What is being asked: Leave out the pictures and repeat everything else in the records exactly.

Code that draws figures:
*****

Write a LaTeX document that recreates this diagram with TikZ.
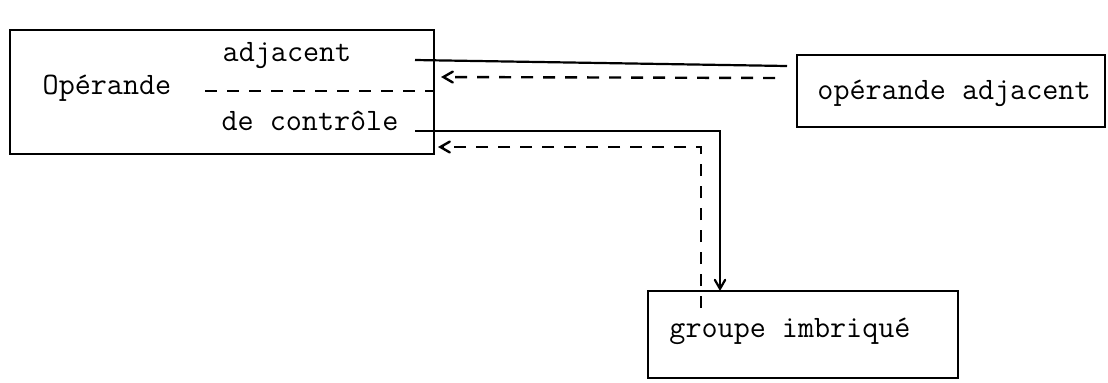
\documentclass[tikz,border=0pt]{standalone}
\usepackage{fontspec}
\usepackage{tikz}
\usetikzlibrary{arrows}

\tikzset{
    boite/.style={shape=rectangle,draw=black,line width=1.2pt,inner sep=0pt},
    texte/.style={font=\ttfamily\fontsize{15.6}{18}\selectfont,inner sep=1pt},
    trait/.style={line width=1.1pt},
    tirets/.style={line width=1.2pt,dash pattern=on 6pt off 5pt}
}

\begin{document}
\begin{tikzpicture}[x=0.5pt,y=-0.5pt,>=angle 60]
    \useasboundingbox (0,0) rectangle (1108,382);

    % les trois boites
    \node[boite,minimum width=212pt,minimum height=62pt] (op) at (222,92) {};
    \node[boite,minimum width=154pt,minimum height=36pt] (adjbox) at (951,91) {};
    \node[boite,minimum width=155pt,minimum height=43.5pt] (imbr) at (803,334.5) {};

    \node[texte] (operande) at (107,88) {Opérande};
    \node[texte] (adjacent) at (287,56) {adjacent};
    \node[texte] (controle) at (310,121) {de contrôle};
    \node[texte] (opadj) at (954,93) {opérande adjacent};
    \node[texte] (groupe) at (790,331) {groupe imbriqué};

    \coordinate (d0) at (205,91);
    \coordinate (a1) at (415,60);
    \coordinate (a2) at (787,66);
    \coordinate (r1) at (775,78);
    \coordinate (r2) at (441,77);
    \coordinate (c1) at (415,131);
    \coordinate (c2) at (720,291);
    \coordinate (e1) at (701,308);
    \coordinate (e2) at (438,147);

    \path[trait]
    (a1) edge (a2);
    \path[tirets]
    (d0) edge (op.east |- d0)
    (r1) edge[->] (r2);

    \draw[trait,->] (c1) -| (c2);
    \draw[tirets,->] (e1) |- (e2);
\end{tikzpicture}
\end{document}
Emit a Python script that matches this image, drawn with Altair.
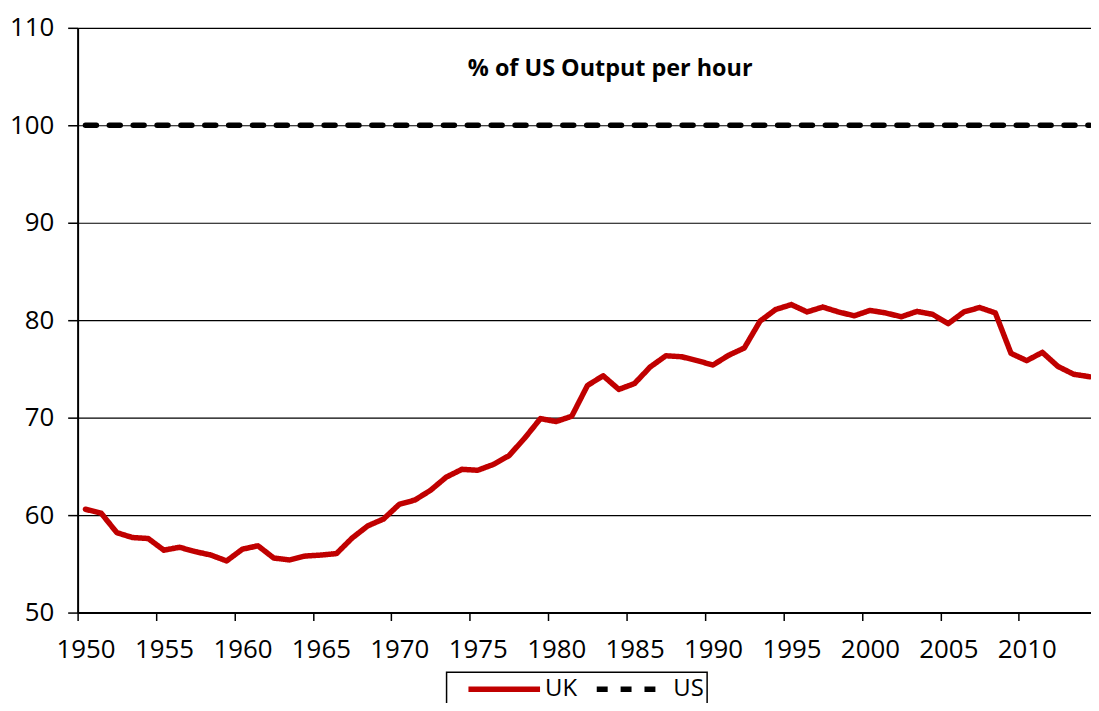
import altair as alt
import pandas as pd

years = list(range(1950, 2015))
uk_values = [60.6, 60.2, 58.2, 57.7, 57.6, 56.4, 56.7, 56.25, 55.9, 55.3,
             56.5, 56.85, 55.6, 55.4, 55.8, 55.9, 56.05, 57.65, 58.9, 59.6,
             61.1, 61.55, 62.55, 63.9, 64.7, 64.6, 65.2, 66.1, 67.9, 69.9,
             69.6, 70.15, 73.3, 74.3, 72.9, 73.5, 75.2, 76.35, 76.25, 75.85,
             75.4, 76.4, 77.15, 79.9, 81.1, 81.6, 80.85, 81.35, 80.85, 80.45,
             81.0, 80.75, 80.35, 80.9, 80.6, 79.65, 80.85, 81.3, 80.75, 76.6,
             75.85, 76.7, 75.25, 74.45, 74.2]
us_values = [100, 100, 100, 100, 100, 100, 100, 100, 100, 100, 100, 100, 100,
             100, 100, 100, 100, 100, 100, 100, 100, 100, 100, 100, 100, 100,
             100, 100, 100, 100, 100, 100, 100, 100, 100, 100, 100, 100, 100,
             100, 100, 100, 100, 100, 100, 100, 100, 100, 100, 100, 100, 100,
             100, 100, 100, 100, 100, 100, 100, 100, 100, 100, 100, 100, 100]
series_names = ["UK", "US"]
series_colors = ["#C00000", "#000000"]
series_dashes = [[1, 0], [11, 13]]
x_tick_years = [1950, 1955, 1960, 1965, 1970, 1975, 1980, 1985, 1990,
                1995, 2000, 2005, 2010]
y_ticks = [50, 60, 70, 80, 90, 100, 110]
title_text = "% of US Output per hour"

rows = []
for name, vals in zip(series_names, [uk_values, us_values]):
    for yr, v in zip(years, vals):
        rows.append({"series": name, "year": yr, "value": v})
df = pd.DataFrame(rows)

FONT = "Open Sans"

legend = alt.Legend(title=None, orient="none", legendX=371, legendY=648,
                    direction="horizontal")

chart = alt.Chart(df).transform_calculate(
    xpos="datum.year + 0.5"
).mark_line(strokeCap="round", strokeJoin="round", strokeWidth=5.5, clip=True).encode(
    x=alt.X("xpos:Q",
            scale=alt.Scale(domain=[1950, 2014.6], nice=False, zero=False),
            axis=alt.Axis(values=x_tick_years, format="d", title=None, grid=False,
                          tickSize=8, tickColor="black", tickWidth=1.5,
                          labelPadding=16, labelOffset=8, labelFlush=False,
                          labelOverlap=False,
                          domainColor="black", domainWidth=2,
                          labelFont=FONT, labelFontSize=26, labelColor="black")),
    y=alt.Y("value:Q",
            scale=alt.Scale(domain=[50, 110], nice=False, zero=False),
            axis=alt.Axis(values=y_ticks, title=None, grid=True,
                          gridColor="black", gridWidth=1.2,
                          tickSize=10, tickColor="black", tickWidth=1.5,
                          labelPadding=14, labelOverlap=False,
                          domainColor="black", domainWidth=2,
                          labelFont=FONT, labelFontSize=26, labelColor="black")),
    color=alt.Color("series:N",
                    scale=alt.Scale(domain=series_names, range=series_colors),
                    legend=legend),
    strokeDash=alt.StrokeDash("series:N",
                              scale=alt.Scale(domain=series_names, range=series_dashes),
                              legend=legend),
).properties(
    width=1019,
    height=588,
    autosize=alt.AutoSizeParams(type="none"),
    padding={"left": 70, "top": 18, "right": 0, "bottom": 89},
    title=alt.TitleParams(title_text, font=FONT, fontSize=23.5, fontWeight="bold",
                          color="black", anchor="middle", dx=26, dy=85,
                          baseline="alphabetic", offset=0),
).configure_view(
    stroke=None
).configure_legend(
    strokeColor="black",
    strokeWidth=1.5,
    padding=3,
    clipHeight=28,
    symbolType="stroke",
    symbolSize=5184,
    symbolStrokeWidth=5.5,
    symbolOffset=16,
    labelOffset=2,
    columnPadding=-19,
    labelFont=FONT,
    labelFontSize=24,
    labelColor="black",
)

chart.save("out.html", embed_options={"renderer": "svg", "actions": False})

*****

Written response:
Write a LaTeX document that recreates this diagram with TikZ.
\documentclass[tikz,border=0pt]{standalone}
\usepackage{fontspec}
\usepackage{tikz}
\usetikzlibrary{arrows}

\tikzset{
    boite/.style={shape=rectangle,draw=black,line width=1.2pt,inner sep=0pt},
    texte/.style={font=\ttfamily\fontsize{15.6}{18}\selectfont,inner sep=1pt},
    trait/.style={line width=1.1pt},
    tirets/.style={line width=1.2pt,dash pattern=on 6pt off 5pt}
}

\begin{document}
\begin{tikzpicture}[x=0.5pt,y=-0.5pt,>=angle 60]
    \useasboundingbox (0,0) rectangle (1108,382);

    % les trois boites
    \node[boite,minimum width=212pt,minimum height=62pt] (op) at (222,92) {};
    \node[boite,minimum width=154pt,minimum height=36pt] (adjbox) at (951,91) {};
    \node[boite,minimum width=155pt,minimum height=43.5pt] (imbr) at (803,334.5) {};

    \node[texte] (operande) at (107,88) {Opérande};
    \node[texte] (adjacent) at (287,56) {adjacent};
    \node[texte] (controle) at (310,121) {de contrôle};
    \node[texte] (opadj) at (954,93) {opérande adjacent};
    \node[texte] (groupe) at (790,331) {groupe imbriqué};

    \coordinate (d0) at (205,91);
    \coordinate (a1) at (415,60);
    \coordinate (a2) at (787,66);
    \coordinate (r1) at (775,78);
    \coordinate (r2) at (441,77);
    \coordinate (c1) at (415,131);
    \coordinate (c2) at (720,291);
    \coordinate (e1) at (701,308);
    \coordinate (e2) at (438,147);

    \path[trait]
    (a1) edge (a2);
    \path[tirets]
    (d0) edge (op.east |- d0)
    (r1) edge[->] (r2);

    \draw[trait,->] (c1) -| (c2);
    \draw[tirets,->] (e1) |- (e2);
\end{tikzpicture}
\end{document}
Emit a Python script that matches this image, drawn with Altair.
import altair as alt
import pandas as pd

years = list(range(1950, 2015))
uk_values = [60.6, 60.2, 58.2, 57.7, 57.6, 56.4, 56.7, 56.25, 55.9, 55.3,
             56.5, 56.85, 55.6, 55.4, 55.8, 55.9, 56.05, 57.65, 58.9, 59.6,
             61.1, 61.55, 62.55, 63.9, 64.7, 64.6, 65.2, 66.1, 67.9, 69.9,
             69.6, 70.15, 73.3, 74.3, 72.9, 73.5, 75.2, 76.35, 76.25, 75.85,
             75.4, 76.4, 77.15, 79.9, 81.1, 81.6, 80.85, 81.35, 80.85, 80.45,
             81.0, 80.75, 80.35, 80.9, 80.6, 79.65, 80.85, 81.3, 80.75, 76.6,
             75.85, 76.7, 75.25, 74.45, 74.2]
us_values = [100, 100, 100, 100, 100, 100, 100, 100, 100, 100, 100, 100, 100,
             100, 100, 100, 100, 100, 100, 100, 100, 100, 100, 100, 100, 100,
             100, 100, 100, 100, 100, 100, 100, 100, 100, 100, 100, 100, 100,
             100, 100, 100, 100, 100, 100, 100, 100, 100, 100, 100, 100, 100,
             100, 100, 100, 100, 100, 100, 100, 100, 100, 100, 100, 100, 100]
series_names = ["UK", "US"]
series_colors = ["#C00000", "#000000"]
series_dashes = [[1, 0], [11, 13]]
x_tick_years = [1950, 1955, 1960, 1965, 1970, 1975, 1980, 1985, 1990,
                1995, 2000, 2005, 2010]
y_ticks = [50, 60, 70, 80, 90, 100, 110]
title_text = "% of US Output per hour"

rows = []
for name, vals in zip(series_names, [uk_values, us_values]):
    for yr, v in zip(years, vals):
        rows.append({"series": name, "year": yr, "value": v})
df = pd.DataFrame(rows)

FONT = "Open Sans"

legend = alt.Legend(title=None, orient="none", legendX=371, legendY=648,
                    direction="horizontal")

chart = alt.Chart(df).transform_calculate(
    xpos="datum.year + 0.5"
).mark_line(strokeCap="round", strokeJoin="round", strokeWidth=5.5, clip=True).encode(
    x=alt.X("xpos:Q",
            scale=alt.Scale(domain=[1950, 2014.6], nice=False, zero=False),
            axis=alt.Axis(values=x_tick_years, format="d", title=None, grid=False,
                          tickSize=8, tickColor="black", tickWidth=1.5,
                          labelPadding=16, labelOffset=8, labelFlush=False,
                          labelOverlap=False,
                          domainColor="black", domainWidth=2,
                          labelFont=FONT, labelFontSize=26, labelColor="black")),
    y=alt.Y("value:Q",
            scale=alt.Scale(domain=[50, 110], nice=False, zero=False),
            axis=alt.Axis(values=y_ticks, title=None, grid=True,
                          gridColor="black", gridWidth=1.2,
                          tickSize=10, tickColor="black", tickWidth=1.5,
                          labelPadding=14, labelOverlap=False,
                          domainColor="black", domainWidth=2,
                          labelFont=FONT, labelFontSize=26, labelColor="black")),
    color=alt.Color("series:N",
                    scale=alt.Scale(domain=series_names, range=series_colors),
                    legend=legend),
    strokeDash=alt.StrokeDash("series:N",
                              scale=alt.Scale(domain=series_names, range=series_dashes),
                              legend=legend),
).properties(
    width=1019,
    height=588,
    autosize=alt.AutoSizeParams(type="none"),
    padding={"left": 70, "top": 18, "right": 0, "bottom": 89},
    title=alt.TitleParams(title_text, font=FONT, fontSize=23.5, fontWeight="bold",
                          color="black", anchor="middle", dx=26, dy=85,
                          baseline="alphabetic", offset=0),
).configure_view(
    stroke=None
).configure_legend(
    strokeColor="black",
    strokeWidth=1.5,
    padding=3,
    clipHeight=28,
    symbolType="stroke",
    symbolSize=5184,
    symbolStrokeWidth=5.5,
    symbolOffset=16,
    labelOffset=2,
    columnPadding=-19,
    labelFont=FONT,
    labelFontSize=24,
    labelColor="black",
)

chart.save("out.html", embed_options={"renderer": "svg", "actions": False})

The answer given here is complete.